Nice to see that five years and many Islamist nihilst butcheries later, the Beeb is still making the moral case for the proud butchers of Hamas, and that it is making every effort to boost the morale of Hamas’s supporters.



2 comments ↓
I did not see this on BBC–and context is so important, but from your description I actually think you may be getting too upset about this one. I am happy to hear that the BBC explained what the word “occupation” almost always means in Hamas statements–the entire enchillada “from the river to the sea”, as they like to put it. The usual practice of just about everybody in MSM is to say something like the PLO or Hamas or whoever object “to Israel’s occupation of territories” whereupon Mr. or Ms. Average Viewer thinks “if those stubborn Israelis would only get out of the West Bank there would be peace.”

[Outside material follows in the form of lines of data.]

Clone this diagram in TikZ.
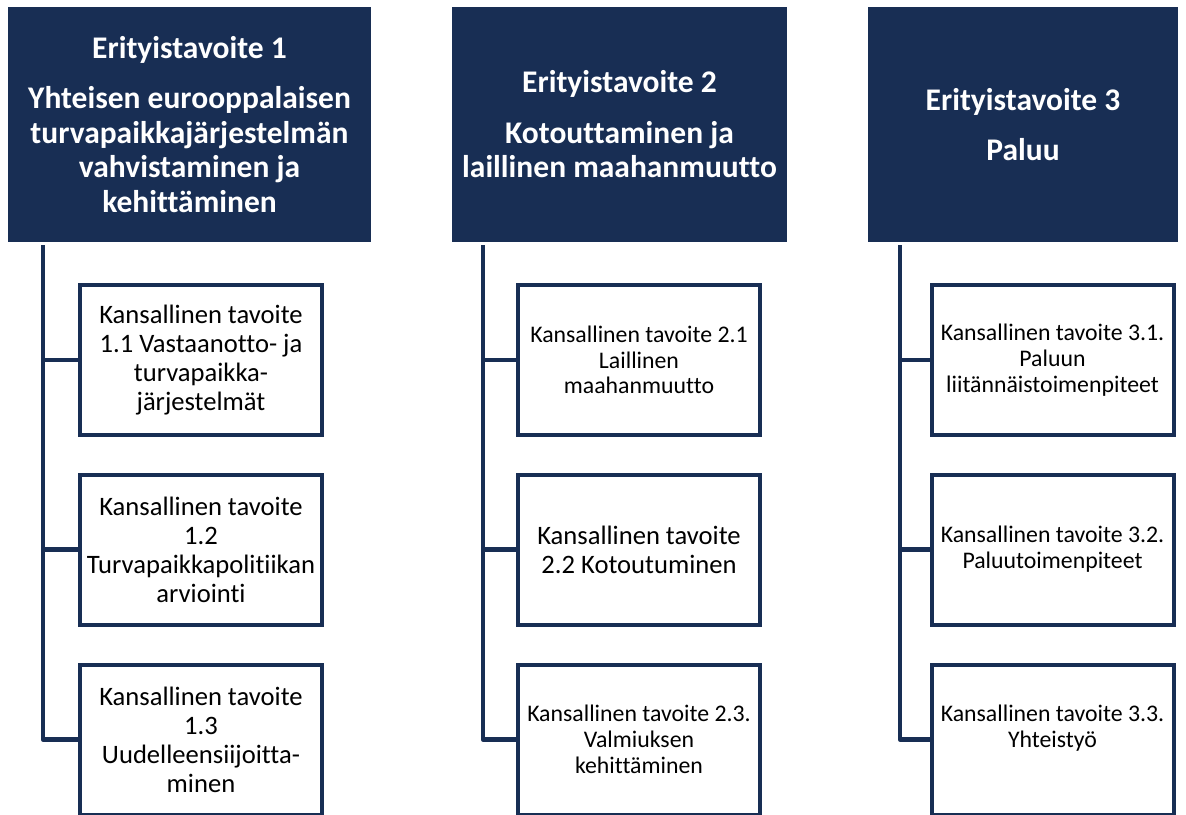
\documentclass[tikz,border=0pt]{standalone}
\usepackage{fontspec}
\setmainfont{Carlito}[Ligatures=NoCommon]
\usetikzlibrary{positioning}
\definecolor{cNavy}{RGB}{24,46,84}
\tikzset{
  head/.style={fill=cNavy, text=white, align=center, inner sep=0pt, minimum width=#1, minimum height=235pt, font=\fontsize{31.5}{34.5}\selectfont\bfseries},
  kbox/.style={draw=cNavy, line width=4pt, fill=white, align=center, inner sep=2pt, minimum width=242pt, minimum height=150pt, font=\fontsize{26.6}{29}\selectfont},
  ksmall/.style={font=\fontsize{23.8}{25.8}\selectfont},
  spine/.style={draw=cNavy, line width=4.3pt, line join=round}
}

\begin{document}
\begin{tikzpicture}[x=1pt, y=-1pt]
  \useasboundingbox (0,0) rectangle (1186,814);
  \clip (0,0) rectangle (1186,814);
  % erityistavoitteet
  \node[head=363pt] (h1) at (189.5,124.5) {Erityistavoite 1\\[16pt]Yhteisen eurooppalaisen\\turvapaikkajärjestelmän\\vahvistaminen ja\\kehittäminen};
  \node[head=335pt] (h2) at (619.5,124.5) {Erityistavoite 2\\[16pt]Kotouttaminen ja\\laillinen maahanmuutto};
  \node[head=310pt] (h3) at (1023,124.5) {Erityistavoite 3\\[15pt]Paluu};
  % kansalliset tavoitteet
  \node[kbox] (k11) at (201,360) {Kansallinen tavoite\\1.1 Vastaanotto- ja\\turvapaikka-\\järjestelmät};
  \node[kbox] (k12) at (201,549.5) {Kansallinen tavoite\\1.2\\Turvapaikkapolitiikan\\arviointi};
  \node[kbox] (k13) at (201,739.5) {Kansallinen tavoite\\1.3\\Uudelleensiijoitta-\\minen};
  \node[kbox, ksmall] (k21) at (639,360) {Kansallinen tavoite 2.1\\Laillinen\\maahanmuutto};
  \node[kbox] (k22) at (639,549.5) {Kansallinen tavoite\\2.2 Kotoutuminen};
  \node[kbox, ksmall] (k23) at (639,739.5) {Kansallinen tavoite 2.3.\\Valmiuksen\\kehittäminen};
  \node[kbox, ksmall] (k31) at (1052.5,360) {Kansallinen tavoite 3.1.\\Paluun\\liitännäistoimenpiteet};
  \node[kbox, ksmall] (k32) at (1052.5,549.5) {Kansallinen tavoite 3.2.\\Paluutoimenpiteet};
  \node[kbox, ksmall] (k33) at (1052.5,739.5) {Kansallinen tavoite 3.3.\\Yhteistyö\\\mbox{}};
  % rungot
  \coordinate (s1) at (43,245);
  \coordinate (s2) at (483,245);
  \coordinate (s3) at (900,245);
  \foreach \s/\c in {s1/1,s2/2,s3/3} {
    \draw[spine] (\s) |- (k\c3.west);
    \draw[spine] (\s |- k\c1.west) -- (k\c1.west);
    \draw[spine] (\s |- k\c2.west) -- (k\c2.west);
  }
\end{tikzpicture}
\end{document}
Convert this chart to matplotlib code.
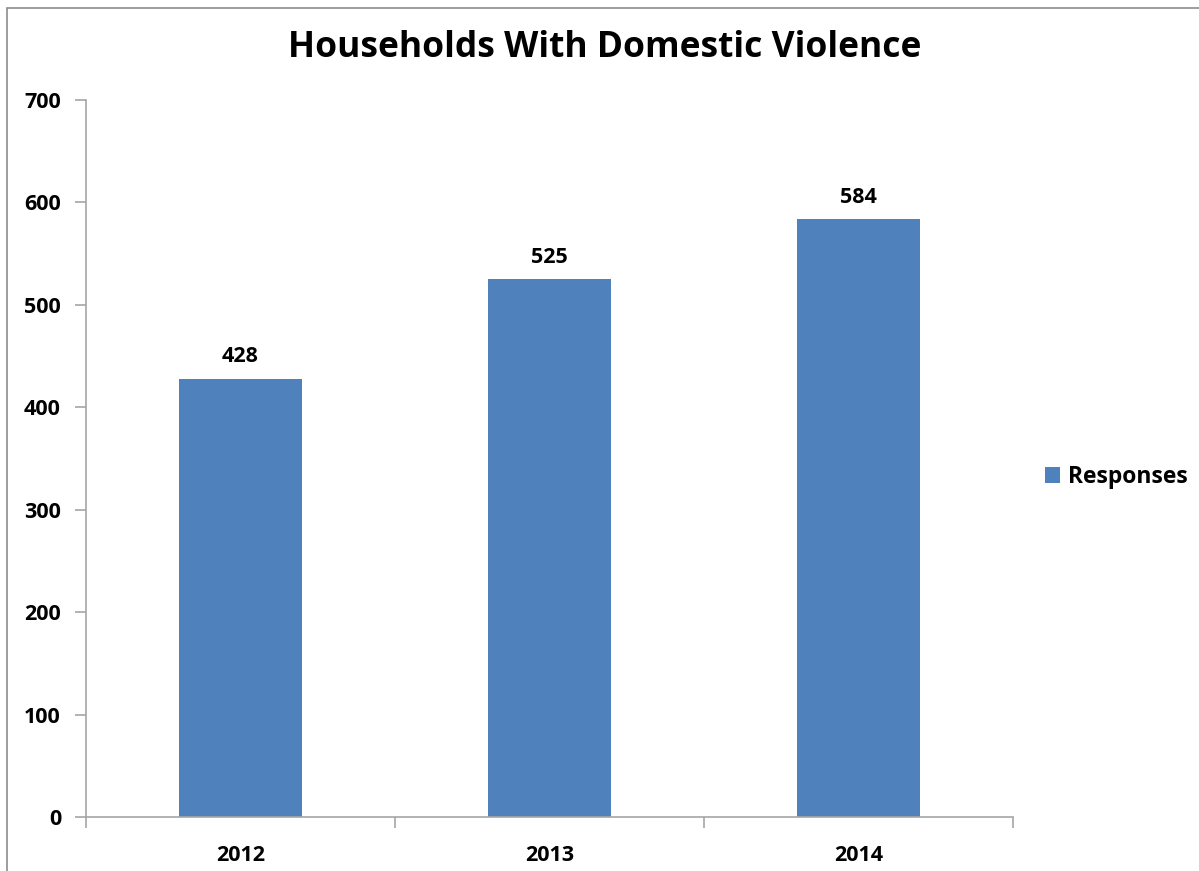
import numpy as np
import matplotlib.pyplot as plt
from matplotlib.patches import Rectangle

# Households with domestic violence responses per year
years = ['2012', '2013', '2014']
responses = [428, 525, 584]
y_ticks = [0, 100, 200, 300, 400, 500, 600, 700]

bar_color = '#4F81BD'
axis_color = '#A6A6A6'

plt.rcParams['font.family'] = ['Open Sans', 'DejaVu Sans']
plt.rcParams['font.weight'] = 'bold'

fig = plt.figure(figsize=(11.99, 8.71), dpi=100)
ax = fig.add_axes([86 / 1199, 1 - 817 / 871, (1013 - 86) / 1199, (817 - 100) / 871])

# outer chart border (cropped at right and bottom like the original)
fig.patches.append(Rectangle((7 / 1199, -0.05), 1.2, 1 - 8 / 871 + 0.05,
                             transform=fig.transFigure, fill=False,
                             edgecolor='#8C8C8C', linewidth=1.2))

x = np.arange(len(years))
bars = ax.bar(x, responses, width=0.4, color=bar_color, label='Responses')

for b, v in zip(bars, responses):
    ax.text(b.get_x() + b.get_width() / 2, v + 11, str(v), ha='center', va='bottom',
            fontsize=15.5, fontweight='bold')

ax.set_xlim(-0.5, len(years) - 0.5)
ax.set_ylim(0, 700)
ax.set_yticks(y_ticks)
ax.set_yticklabels([str(t) for t in y_ticks], fontsize=15.5, fontweight='bold')

# category labels at centres, tick marks at category boundaries
ax.set_xticks(x)
ax.set_xticklabels(years, fontsize=15.5, fontweight='bold')
ax.tick_params(axis='x', which='major', length=0, pad=20)
ax.set_xticks(np.arange(-0.5, len(years)), minor=True)
ax.tick_params(axis='x', which='minor', length=8, color=axis_color, width=1.2, direction='out')
ax.tick_params(axis='y', length=8, color=axis_color, width=1.2, direction='out', pad=10)

for s in ['top', 'right']:
    ax.spines[s].set_visible(False)
for s in ['left', 'bottom']:
    ax.spines[s].set_color(axis_color)
    ax.spines[s].set_linewidth(1.2)

fig.text(605 / 1199, 1 - 48 / 871, 'Households With Domestic Violence', ha='center', va='center',
         fontsize=25.5, fontweight='bold')

leg = fig.legend(handles=[bars], labels=['Responses'], loc='center left',
                 bbox_to_anchor=(1024 / 1199, 1 - 477 / 871), frameon=False,
                 prop={'size': 16.5, 'weight': 'bold'}, handlelength=0.65, handleheight=0.65,
                 handletextpad=0.35)

fig.savefig('out.png', dpi=100, facecolor='white')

Anyone who’s read any history since, oh, 1967, or key documents like the Hamas Charter can find “occupation” spelled out as “the 1948 lands” or “all the land from the river to the sea.” The BBC always (maybe conveniently) lags behind in their understanding of everything. It wasn’t till Arafat died that they could start saying “Duh, maybe he was not such a nice guy to his people…” and they are late on this. But better late than never.
Stephanie:
In my present frame of mind (it’ll pass, but I claim blogger’s license), there’s no such thing as being too upset at the BBC, because the cumulative effect of their reporting from the Middle East is that they have poisoned the well. But I take your point. It is, relatively speaking, a good thing that they spelled out what “occupation” means to Hamas.
In a BBC report later today, the point was made more clearly:
“Hamas has, of course, still not renounced its aim of creating a state on all the territories of historic Palestine prior to the creation of Israel, which in effect means destroying the Jewish state.”
That piece was signed by a reporter named Magdi Abdelhadi, whose title is BBC Arab affairs analyst.